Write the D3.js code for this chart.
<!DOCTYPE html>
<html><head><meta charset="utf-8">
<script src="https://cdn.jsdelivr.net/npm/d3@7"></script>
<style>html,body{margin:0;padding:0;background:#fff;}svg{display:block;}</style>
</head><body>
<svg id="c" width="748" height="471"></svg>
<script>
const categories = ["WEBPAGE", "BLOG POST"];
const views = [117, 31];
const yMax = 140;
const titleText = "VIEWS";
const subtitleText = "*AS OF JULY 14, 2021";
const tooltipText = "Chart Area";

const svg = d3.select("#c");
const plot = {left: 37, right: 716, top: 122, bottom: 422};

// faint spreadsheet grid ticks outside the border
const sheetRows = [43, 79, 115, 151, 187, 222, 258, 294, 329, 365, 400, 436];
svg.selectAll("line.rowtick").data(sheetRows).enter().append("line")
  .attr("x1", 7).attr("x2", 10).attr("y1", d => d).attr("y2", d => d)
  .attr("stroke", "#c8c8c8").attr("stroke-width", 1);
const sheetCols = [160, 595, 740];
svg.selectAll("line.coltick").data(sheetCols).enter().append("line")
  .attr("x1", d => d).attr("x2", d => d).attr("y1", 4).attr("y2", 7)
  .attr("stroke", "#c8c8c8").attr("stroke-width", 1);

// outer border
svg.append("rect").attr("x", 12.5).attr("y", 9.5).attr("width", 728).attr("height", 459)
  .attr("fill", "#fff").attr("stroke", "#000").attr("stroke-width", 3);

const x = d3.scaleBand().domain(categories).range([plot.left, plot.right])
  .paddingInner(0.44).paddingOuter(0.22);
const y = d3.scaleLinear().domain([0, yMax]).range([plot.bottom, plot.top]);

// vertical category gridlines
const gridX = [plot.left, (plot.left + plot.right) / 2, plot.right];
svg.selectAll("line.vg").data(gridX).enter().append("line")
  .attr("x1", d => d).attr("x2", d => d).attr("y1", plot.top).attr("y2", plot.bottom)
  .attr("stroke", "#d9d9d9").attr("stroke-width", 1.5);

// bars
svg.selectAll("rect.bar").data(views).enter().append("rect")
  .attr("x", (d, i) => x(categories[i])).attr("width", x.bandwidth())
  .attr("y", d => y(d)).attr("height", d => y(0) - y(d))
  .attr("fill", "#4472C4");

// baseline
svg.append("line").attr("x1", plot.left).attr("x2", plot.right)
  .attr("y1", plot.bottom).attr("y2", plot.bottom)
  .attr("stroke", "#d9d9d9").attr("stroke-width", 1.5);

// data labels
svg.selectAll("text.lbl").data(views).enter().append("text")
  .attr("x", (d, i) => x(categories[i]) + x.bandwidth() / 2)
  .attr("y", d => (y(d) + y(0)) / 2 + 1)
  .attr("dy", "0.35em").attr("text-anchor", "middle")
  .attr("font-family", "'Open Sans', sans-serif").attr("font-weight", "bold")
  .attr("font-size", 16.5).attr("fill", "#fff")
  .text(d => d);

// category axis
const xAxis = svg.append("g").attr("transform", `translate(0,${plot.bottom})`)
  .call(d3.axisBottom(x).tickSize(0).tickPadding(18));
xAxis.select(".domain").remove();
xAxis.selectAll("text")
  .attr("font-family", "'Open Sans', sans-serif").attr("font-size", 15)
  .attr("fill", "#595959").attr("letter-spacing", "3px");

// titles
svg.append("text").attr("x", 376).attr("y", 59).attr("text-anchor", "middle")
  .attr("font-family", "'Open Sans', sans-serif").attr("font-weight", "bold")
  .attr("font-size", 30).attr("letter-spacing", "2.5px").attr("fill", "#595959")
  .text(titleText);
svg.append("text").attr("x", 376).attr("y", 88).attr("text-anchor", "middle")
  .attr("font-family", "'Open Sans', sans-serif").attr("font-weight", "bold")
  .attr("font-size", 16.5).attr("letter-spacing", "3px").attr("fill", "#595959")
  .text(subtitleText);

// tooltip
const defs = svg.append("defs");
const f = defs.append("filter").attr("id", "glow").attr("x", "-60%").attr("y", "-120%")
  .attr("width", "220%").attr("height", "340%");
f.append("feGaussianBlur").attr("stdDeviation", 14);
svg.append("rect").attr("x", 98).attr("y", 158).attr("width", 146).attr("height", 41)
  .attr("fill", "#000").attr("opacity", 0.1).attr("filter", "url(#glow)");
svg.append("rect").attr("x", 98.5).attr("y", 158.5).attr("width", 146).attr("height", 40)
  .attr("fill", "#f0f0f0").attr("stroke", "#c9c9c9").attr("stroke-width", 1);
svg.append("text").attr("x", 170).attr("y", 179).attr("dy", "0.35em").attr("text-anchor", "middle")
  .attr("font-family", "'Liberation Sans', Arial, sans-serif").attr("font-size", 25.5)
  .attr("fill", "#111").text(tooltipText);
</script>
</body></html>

━━━━━━━━━━━━━━━━━━━━

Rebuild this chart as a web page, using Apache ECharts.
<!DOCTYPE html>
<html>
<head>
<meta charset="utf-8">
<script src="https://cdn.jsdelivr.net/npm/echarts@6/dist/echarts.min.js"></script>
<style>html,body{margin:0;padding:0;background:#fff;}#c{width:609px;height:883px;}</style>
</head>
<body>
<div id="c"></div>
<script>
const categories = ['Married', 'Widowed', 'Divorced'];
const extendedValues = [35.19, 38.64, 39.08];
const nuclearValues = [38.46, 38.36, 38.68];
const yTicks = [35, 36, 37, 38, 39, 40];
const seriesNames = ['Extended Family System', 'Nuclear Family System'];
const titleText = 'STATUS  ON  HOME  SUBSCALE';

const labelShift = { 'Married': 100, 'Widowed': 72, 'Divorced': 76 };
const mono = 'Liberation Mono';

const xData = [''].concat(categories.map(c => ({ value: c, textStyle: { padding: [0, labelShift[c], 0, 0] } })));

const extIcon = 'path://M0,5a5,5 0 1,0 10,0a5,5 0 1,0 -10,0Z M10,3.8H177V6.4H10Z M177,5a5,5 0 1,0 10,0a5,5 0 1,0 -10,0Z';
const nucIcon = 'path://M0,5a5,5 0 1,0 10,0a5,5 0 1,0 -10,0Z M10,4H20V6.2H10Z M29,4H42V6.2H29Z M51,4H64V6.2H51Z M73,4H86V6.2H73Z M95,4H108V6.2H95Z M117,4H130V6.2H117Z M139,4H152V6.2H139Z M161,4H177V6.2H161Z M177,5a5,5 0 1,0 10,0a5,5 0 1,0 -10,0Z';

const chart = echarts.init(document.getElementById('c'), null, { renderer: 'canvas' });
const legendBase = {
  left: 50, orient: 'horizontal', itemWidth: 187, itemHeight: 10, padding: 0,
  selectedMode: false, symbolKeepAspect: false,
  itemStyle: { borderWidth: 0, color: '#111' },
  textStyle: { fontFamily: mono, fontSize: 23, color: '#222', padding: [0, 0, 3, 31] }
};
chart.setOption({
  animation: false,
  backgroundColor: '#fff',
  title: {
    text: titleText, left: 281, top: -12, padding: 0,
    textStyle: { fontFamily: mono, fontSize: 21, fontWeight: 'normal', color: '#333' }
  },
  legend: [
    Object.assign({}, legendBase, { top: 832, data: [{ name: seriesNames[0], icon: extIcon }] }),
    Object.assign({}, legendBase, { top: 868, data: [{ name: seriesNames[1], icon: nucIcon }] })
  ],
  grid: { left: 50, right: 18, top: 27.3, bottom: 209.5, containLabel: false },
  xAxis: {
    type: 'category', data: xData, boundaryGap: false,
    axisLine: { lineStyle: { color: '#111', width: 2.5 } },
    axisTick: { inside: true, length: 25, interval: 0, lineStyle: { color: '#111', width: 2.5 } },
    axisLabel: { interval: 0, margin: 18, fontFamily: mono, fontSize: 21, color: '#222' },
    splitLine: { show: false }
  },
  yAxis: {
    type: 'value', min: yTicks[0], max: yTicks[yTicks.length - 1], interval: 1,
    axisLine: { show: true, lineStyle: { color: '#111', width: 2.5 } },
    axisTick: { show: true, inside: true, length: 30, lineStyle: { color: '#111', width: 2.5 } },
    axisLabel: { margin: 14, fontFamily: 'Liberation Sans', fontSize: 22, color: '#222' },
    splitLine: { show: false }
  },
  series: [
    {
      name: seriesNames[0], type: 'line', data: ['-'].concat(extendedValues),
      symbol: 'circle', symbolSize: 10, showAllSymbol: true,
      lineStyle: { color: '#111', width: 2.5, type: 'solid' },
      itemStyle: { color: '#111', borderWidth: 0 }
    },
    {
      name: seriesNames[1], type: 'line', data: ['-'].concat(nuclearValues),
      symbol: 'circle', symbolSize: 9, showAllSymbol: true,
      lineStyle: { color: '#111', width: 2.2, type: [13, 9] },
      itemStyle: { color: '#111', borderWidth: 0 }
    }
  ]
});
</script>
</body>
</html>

━━━━━━━━━━━━━━━━━━━━

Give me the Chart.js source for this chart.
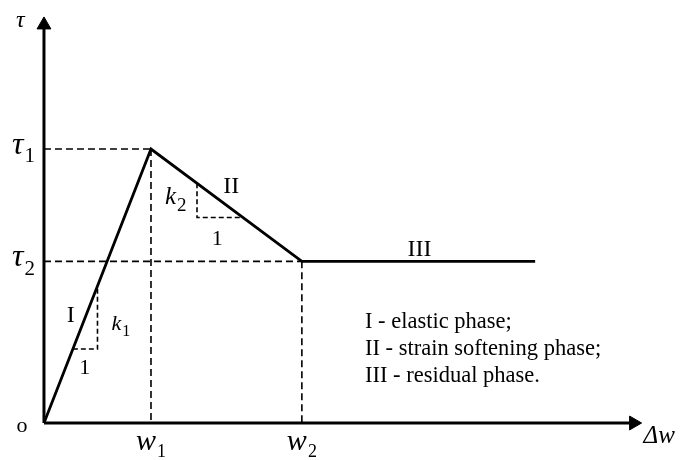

━━━━━━━━━━━━━━━━━━━━

◆ EXERCISE BRIEF: Collect every line above that contains the word "this".

◆ WRITTEN ANSWER:
Write the D3.js code for this chart.
Rebuild this chart as a web page, using Apache ECharts.
Give me the Chart.js source for this chart.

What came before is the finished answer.